Today's Paper

Centre cannot brand organisations ‘political’: SC

‘They cannot be deprived of foreign funds for using legitimate forms of dissent’

The Central government cannot brand an organisation ‘political’ and deprive it of its right to receive foreign funds for using “legitimate forms of dissent” like bandh, hartal, road roko or jail ‘bharo’ to aid a public cause, the Supreme Court held on Friday.

“Any organisation which supports the cause of a group of citizens agitating for their rights without a political goal or objective cannot be penalised by being declared as an organisation of a political nature,” a Bench of Justices L. Nageswara Rao and Deepak Gupta observed in a 23-page judgment.

But the foreign funding pipeline could be cut if an organisation took recourse to these forms of protest to score a political goal, the court said.

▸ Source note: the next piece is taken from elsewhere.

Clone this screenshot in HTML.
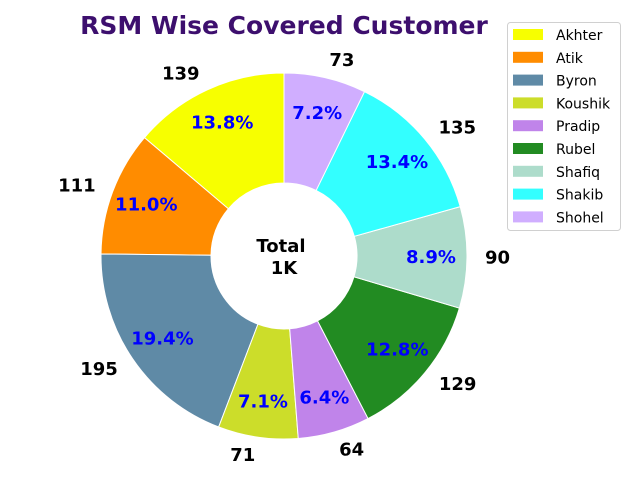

It struck a similar balance in the cases of organisations of farmers, workers, students, youth based on caste, community, religion, language, etc. It said their foreign funding could continue as long as these organisations worked for the “social and political welfare of society” and not to further “political interests”.

Political objectives

However, the court wholesomely agreed that organisations with “avowed political objectives in its memorandum of association or bye laws” cannot be permitted access to foreign funds.

Such organisations were clearly of a “political nature,” it concluded.

The verdict came on a petition filed by Indian Social Action Forum (INSAF) challenging certain provisions of the Foreign Contribution Regulation Act (FCRA), 2010 and the Foreign Contribution (Regulation) Rules of 2011, both of which confer the Centre with “unguided and uncanalised power” to brand organisations ‘political’ and shut down their access to foreign funds.

The provisions under challenge before the court included Section 5 (1) of the FCRA.

This provision allowed the Centre a free hand to decide whether a seemingly non-political organisation was actually political in nature. INSAF argued that Section 5(1) was vague and thus unconstitutional. The Delhi High Court, which INSAF approached first, said the provision was “expansive” and not vague. The Supreme Court agreed with the High Court on Friday.

The next provision under the microscope was Section 5(4) of the FCRA.

INSAF said the provision did not exactly identify the authority before which an organisation could represent its grievance. But the apex court dismissed this contention.